__Material provided__
***

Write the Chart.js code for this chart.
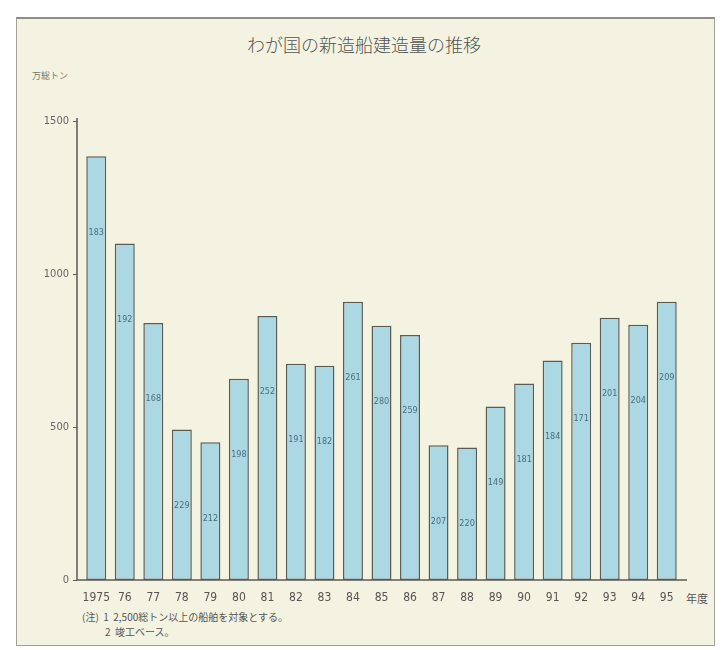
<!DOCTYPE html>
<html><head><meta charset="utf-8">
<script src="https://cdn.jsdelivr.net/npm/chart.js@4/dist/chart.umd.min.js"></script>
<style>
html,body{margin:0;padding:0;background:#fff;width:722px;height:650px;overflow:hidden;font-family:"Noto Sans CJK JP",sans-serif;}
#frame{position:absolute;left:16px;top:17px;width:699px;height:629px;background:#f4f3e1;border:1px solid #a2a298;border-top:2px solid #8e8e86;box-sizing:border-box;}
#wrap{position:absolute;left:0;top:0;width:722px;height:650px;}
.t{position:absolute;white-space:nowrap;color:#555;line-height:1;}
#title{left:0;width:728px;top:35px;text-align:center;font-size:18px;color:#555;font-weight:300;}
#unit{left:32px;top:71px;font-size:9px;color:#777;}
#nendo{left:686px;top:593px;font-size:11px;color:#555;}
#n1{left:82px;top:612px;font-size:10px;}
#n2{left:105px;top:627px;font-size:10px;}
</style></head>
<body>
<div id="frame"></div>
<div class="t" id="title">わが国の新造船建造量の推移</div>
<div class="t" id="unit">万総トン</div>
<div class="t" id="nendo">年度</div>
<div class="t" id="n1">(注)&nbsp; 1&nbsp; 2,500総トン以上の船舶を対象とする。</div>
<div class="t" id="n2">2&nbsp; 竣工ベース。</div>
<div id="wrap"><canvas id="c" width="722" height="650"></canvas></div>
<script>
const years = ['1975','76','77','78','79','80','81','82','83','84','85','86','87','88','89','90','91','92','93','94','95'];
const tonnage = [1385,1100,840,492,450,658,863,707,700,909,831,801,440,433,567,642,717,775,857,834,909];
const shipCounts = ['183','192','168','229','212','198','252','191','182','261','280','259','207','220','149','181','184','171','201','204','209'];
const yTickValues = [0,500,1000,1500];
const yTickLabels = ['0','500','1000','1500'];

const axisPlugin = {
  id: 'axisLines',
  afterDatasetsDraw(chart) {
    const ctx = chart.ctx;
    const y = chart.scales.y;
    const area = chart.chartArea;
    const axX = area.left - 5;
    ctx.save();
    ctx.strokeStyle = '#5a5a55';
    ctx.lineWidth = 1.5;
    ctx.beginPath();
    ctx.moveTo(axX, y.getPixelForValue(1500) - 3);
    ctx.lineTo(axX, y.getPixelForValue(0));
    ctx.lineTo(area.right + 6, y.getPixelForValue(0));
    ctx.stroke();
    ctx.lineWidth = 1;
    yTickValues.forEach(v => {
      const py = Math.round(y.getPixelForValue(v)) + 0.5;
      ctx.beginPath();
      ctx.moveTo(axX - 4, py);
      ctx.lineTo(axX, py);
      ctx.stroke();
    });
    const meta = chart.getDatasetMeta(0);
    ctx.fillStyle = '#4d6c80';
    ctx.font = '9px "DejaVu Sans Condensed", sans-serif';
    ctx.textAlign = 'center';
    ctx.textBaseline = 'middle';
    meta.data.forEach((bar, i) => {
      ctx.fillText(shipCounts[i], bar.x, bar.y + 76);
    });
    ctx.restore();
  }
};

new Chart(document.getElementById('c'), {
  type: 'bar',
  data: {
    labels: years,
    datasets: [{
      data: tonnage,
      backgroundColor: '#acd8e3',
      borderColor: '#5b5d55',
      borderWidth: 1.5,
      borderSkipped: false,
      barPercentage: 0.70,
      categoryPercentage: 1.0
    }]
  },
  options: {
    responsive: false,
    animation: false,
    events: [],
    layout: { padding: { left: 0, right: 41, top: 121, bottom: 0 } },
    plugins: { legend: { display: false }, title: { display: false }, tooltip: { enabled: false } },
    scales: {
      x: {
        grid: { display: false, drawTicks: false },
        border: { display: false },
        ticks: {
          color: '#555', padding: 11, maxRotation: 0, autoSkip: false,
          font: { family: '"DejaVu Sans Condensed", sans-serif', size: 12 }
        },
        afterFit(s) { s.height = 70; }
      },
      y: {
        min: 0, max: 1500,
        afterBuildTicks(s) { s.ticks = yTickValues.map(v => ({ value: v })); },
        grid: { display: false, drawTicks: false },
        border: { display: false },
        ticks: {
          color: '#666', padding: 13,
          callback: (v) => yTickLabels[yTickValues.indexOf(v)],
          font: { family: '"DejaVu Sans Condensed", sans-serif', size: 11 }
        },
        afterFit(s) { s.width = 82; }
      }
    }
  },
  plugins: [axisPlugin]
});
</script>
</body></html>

***

__Aim__
Leave the pictures out and reproduce exactly the lines from the top of the listing above through the line with "const yTickLabels = ['0','500','1000','1500'];".

__Final result__
Write the Chart.js code for this chart.
<!DOCTYPE html>
<html><head><meta charset="utf-8">
<script src="https://cdn.jsdelivr.net/npm/chart.js@4/dist/chart.umd.min.js"></script>
<style>
html,body{margin:0;padding:0;background:#fff;width:722px;height:650px;overflow:hidden;font-family:"Noto Sans CJK JP",sans-serif;}
#frame{position:absolute;left:16px;top:17px;width:699px;height:629px;background:#f4f3e1;border:1px solid #a2a298;border-top:2px solid #8e8e86;box-sizing:border-box;}
#wrap{position:absolute;left:0;top:0;width:722px;height:650px;}
.t{position:absolute;white-space:nowrap;color:#555;line-height:1;}
#title{left:0;width:728px;top:35px;text-align:center;font-size:18px;color:#555;font-weight:300;}
#unit{left:32px;top:71px;font-size:9px;color:#777;}
#nendo{left:686px;top:593px;font-size:11px;color:#555;}
#n1{left:82px;top:612px;font-size:10px;}
#n2{left:105px;top:627px;font-size:10px;}
</style></head>
<body>
<div id="frame"></div>
<div class="t" id="title">わが国の新造船建造量の推移</div>
<div class="t" id="unit">万総トン</div>
<div class="t" id="nendo">年度</div>
<div class="t" id="n1">(注)&nbsp; 1&nbsp; 2,500総トン以上の船舶を対象とする。</div>
<div class="t" id="n2">2&nbsp; 竣工ベース。</div>
<div id="wrap"><canvas id="c" width="722" height="650"></canvas></div>
<script>
const years = ['1975','76','77','78','79','80','81','82','83','84','85','86','87','88','89','90','91','92','93','94','95'];
const tonnage = [1385,1100,840,492,450,658,863,707,700,909,831,801,440,433,567,642,717,775,857,834,909];
const shipCounts = ['183','192','168','229','212','198','252','191','182','261','280','259','207','220','149','181','184','171','201','204','209'];
const yTickValues = [0,500,1000,1500];
const yTickLabels = ['0','500','1000','1500'];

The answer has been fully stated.